• [Exercise task]
Retype each line of the material exactly, please, skipping any picture in it.

• [Stored data]
--- start ---
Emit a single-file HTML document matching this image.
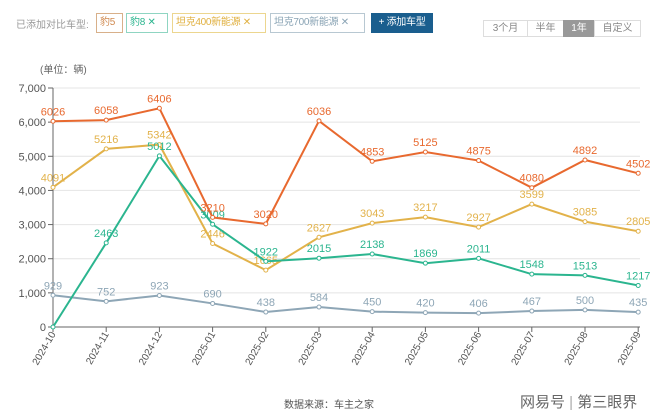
<!DOCTYPE html>
<html><head><meta charset="utf-8"><style>
body{margin:0;width:660px;height:417px;background:#fff;font-family:"Liberation Sans","Noto Sans CJK SC",sans-serif;overflow:hidden;position:relative}
.tag{position:absolute;top:13px;height:20px;line-height:18px;font-size:10px;border:1px solid;padding:0 3px;box-sizing:border-box;white-space:nowrap;overflow:hidden;letter-spacing:-0.3px}
.seg{position:absolute;top:20px;height:17px;line-height:15px;font-size:10px;color:#888;border:1px solid #ddd;text-align:center;box-sizing:border-box;white-space:nowrap}
</style></head><body>
<div style="position:absolute;left:16px;top:16px;font-size:10px;color:#999;white-space:nowrap">已添加对比车型:</div>
<div class="tag" style="left:96px;width:27px;color:#d08a50;border-color:#d8b08a">豹5</div>
<div class="tag" style="left:126px;width:42px;color:#2bb58f;border-color:#8fd5c2">豹8 ✕</div>
<div class="tag" style="left:172px;width:94px;color:#e0b040;border-color:#ecd68f">坦克400新能源 ✕</div>
<div class="tag" style="left:270px;width:95px;color:#8aa4b5;border-color:#b8c8d2">坦克700新能源 ✕</div>
<div class="tag" style="left:371px;width:62px;background:#1a5e8e;color:#fff;border-color:#1a5e8e;text-align:center">+ 添加车型</div>
<div class="seg" style="left:483px;width:45px">3个月</div>
<div class="seg" style="left:527px;width:37px">半年</div>
<div class="seg" style="left:563px;width:32px;background:#999;color:#fff;border-color:#999">1年</div>
<div class="seg" style="left:594px;width:47px">自定义</div>
<svg id="c" width="660" height="417" style="position:absolute;left:0;top:0"></svg>
<div style="position:absolute;left:284px;top:396px;font-size:10px;color:#555">数据来源：车主之家</div>
<div style="position:absolute;left:520px;top:391px;font-size:15px;color:#666">网易号 <span style="color:#aaa">|</span> 第三眼界</div>
<script>
const months=["2024-10","2024-11","2024-12","2025-01","2025-02","2025-03","2025-04","2025-05","2025-06","2025-07","2025-08","2025-09"];
const yTicks=[0,1000,2000,3000,4000,5000,6000,7000];
const bao5=[6026,6058,6406,3210,3020,6036,4853,5125,4875,4080,4892,4502];
const tank400=[4091,5216,5342,2446,1665,2627,3043,3217,2927,3599,3085,2805];
const bao8=[0,2463,5012,3009,1922,2015,2138,1869,2011,1548,1513,1217];
const tank700=[929,752,923,690,438,584,450,420,406,467,500,435];
const svg=document.getElementById('c');const NS="http://www.w3.org/2000/svg";
const x=i=>53+i*53.2, y=v=>327-v*(239/7000);
function mk(t,a,p){const e=document.createElementNS(NS,t);for(const k in a)e.setAttribute(k,a[k]);(p||svg).appendChild(e);return e;}
const u=mk('text',{x:40,y:73,'font-size':10,fill:'#666'});u.textContent='(单位：辆)';


yTicks.forEach(v=>{
 const g=mk('line',{x1:53,x2:640,y1:y(v),y2:y(v),stroke:v?'#e4e4e4':'#666','stroke-width':1});
 
 
 mk('line',{x1:48,x2:53,y1:y(v),y2:y(v),stroke:'#666'});
 const t=mk('text',{x:46,y:y(v)+4,'font-size':11,fill:'#555','text-anchor':'end'});t.textContent=v.toLocaleString('en-US');
 
 
});
mk('line',{x1:53,x2:53,y1:88,y2:327,stroke:'#666'});
months.forEach((m,i)=>{
 mk('line',{x1:x(i),x2:x(i),y1:327,y2:332,stroke:'#666'});
 const t=mk('text',{x:x(i)+3,y:334,'font-size':10,fill:'#555','text-anchor':'end',transform:`rotate(-60 ${x(i)+3} 334)`});t.textContent=m;
 
 
});
function series(d,c,n){
 const p=mk('polyline',{points:d.map((v,i)=>x(i)+','+y(v)).join(' '),fill:'none',stroke:c,'stroke-width':2});
 
 
 d.forEach((v,i)=>{
  const ci=mk('circle',{cx:x(i),cy:y(v),r:2,fill:'#fff',stroke:c,'stroke-width':1});
  
  
  if(v===0)return;
  const t=mk('text',{x:x(i),y:y(v)-6,'font-size':11,fill:c,'text-anchor':'middle'});t.textContent=v;
  
  
 });
}
series(tank700,'#8ea6b6','tank700');
series(tank400,'#e2b24a','tank400');
series(bao8,'#2bb58f','bao8');
series(bao5,'#e8692f','bao5');
</script>
</body></html>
--- end ---
• [Completed task]
Emit a single-file HTML document matching this image.
<!DOCTYPE html>
<html><head><meta charset="utf-8"><style>
body{margin:0;width:660px;height:417px;background:#fff;font-family:"Liberation Sans","Noto Sans CJK SC",sans-serif;overflow:hidden;position:relative}
.tag{position:absolute;top:13px;height:20px;line-height:18px;font-size:10px;border:1px solid;padding:0 3px;box-sizing:border-box;white-space:nowrap;overflow:hidden;letter-spacing:-0.3px}
.seg{position:absolute;top:20px;height:17px;line-height:15px;font-size:10px;color:#888;border:1px solid #ddd;text-align:center;box-sizing:border-box;white-space:nowrap}
</style></head><body>
<div style="position:absolute;left:16px;top:16px;font-size:10px;color:#999;white-space:nowrap">已添加对比车型:</div>
<div class="tag" style="left:96px;width:27px;color:#d08a50;border-color:#d8b08a">豹5</div>
<div class="tag" style="left:126px;width:42px;color:#2bb58f;border-color:#8fd5c2">豹8 ✕</div>
<div class="tag" style="left:172px;width:94px;color:#e0b040;border-color:#ecd68f">坦克400新能源 ✕</div>
<div class="tag" style="left:270px;width:95px;color:#8aa4b5;border-color:#b8c8d2">坦克700新能源 ✕</div>
<div class="tag" style="left:371px;width:62px;background:#1a5e8e;color:#fff;border-color:#1a5e8e;text-align:center">+ 添加车型</div>
<div class="seg" style="left:483px;width:45px">3个月</div>
<div class="seg" style="left:527px;width:37px">半年</div>
<div class="seg" style="left:563px;width:32px;background:#999;color:#fff;border-color:#999">1年</div>
<div class="seg" style="left:594px;width:47px">自定义</div>
<svg id="c" width="660" height="417" style="position:absolute;left:0;top:0"></svg>
<div style="position:absolute;left:284px;top:396px;font-size:10px;color:#555">数据来源：车主之家</div>
<div style="position:absolute;left:520px;top:391px;font-size:15px;color:#666">网易号 <span style="color:#aaa">|</span> 第三眼界</div>
<script>
const months=["2024-10","2024-11","2024-12","2025-01","2025-02","2025-03","2025-04","2025-05","2025-06","2025-07","2025-08","2025-09"];
const yTicks=[0,1000,2000,3000,4000,5000,6000,7000];
const bao5=[6026,6058,6406,3210,3020,6036,4853,5125,4875,4080,4892,4502];
const tank400=[4091,5216,5342,2446,1665,2627,3043,3217,2927,3599,3085,2805];
const bao8=[0,2463,5012,3009,1922,2015,2138,1869,2011,1548,1513,1217];
const tank700=[929,752,923,690,438,584,450,420,406,467,500,435];
const svg=document.getElementById('c');const NS="http://www.w3.org/2000/svg";
const x=i=>53+i*53.2, y=v=>327-v*(239/7000);
function mk(t,a,p){const e=document.createElementNS(NS,t);for(const k in a)e.setAttribute(k,a[k]);(p||svg).appendChild(e);return e;}
const u=mk('text',{x:40,y:73,'font-size':10,fill:'#666'});u.textContent='(单位：辆)';


yTicks.forEach(v=>{
 const g=mk('line',{x1:53,x2:640,y1:y(v),y2:y(v),stroke:v?'#e4e4e4':'#666','stroke-width':1});
 
 
 mk('line',{x1:48,x2:53,y1:y(v),y2:y(v),stroke:'#666'});
 const t=mk('text',{x:46,y:y(v)+4,'font-size':11,fill:'#555','text-anchor':'end'});t.textContent=v.toLocaleString('en-US');
 
 
});
mk('line',{x1:53,x2:53,y1:88,y2:327,stroke:'#666'});
months.forEach((m,i)=>{
 mk('line',{x1:x(i),x2:x(i),y1:327,y2:332,stroke:'#666'});
 const t=mk('text',{x:x(i)+3,y:334,'font-size':10,fill:'#555','text-anchor':'end',transform:`rotate(-60 ${x(i)+3} 334)`});t.textContent=m;
 
 
});
function series(d,c,n){
 const p=mk('polyline',{points:d.map((v,i)=>x(i)+','+y(v)).join(' '),fill:'none',stroke:c,'stroke-width':2});
 
 
 d.forEach((v,i)=>{
  const ci=mk('circle',{cx:x(i),cy:y(v),r:2,fill:'#fff',stroke:c,'stroke-width':1});
  
  
  if(v===0)return;
  const t=mk('text',{x:x(i),y:y(v)-6,'font-size':11,fill:c,'text-anchor':'middle'});t.textContent=v;
  
  
 });
}
series(tank700,'#8ea6b6','tank700');
series(tank400,'#e2b24a','tank400');
series(bao8,'#2bb58f','bao8');
series(bao5,'#e8692f','bao5');
</script>
</body></html>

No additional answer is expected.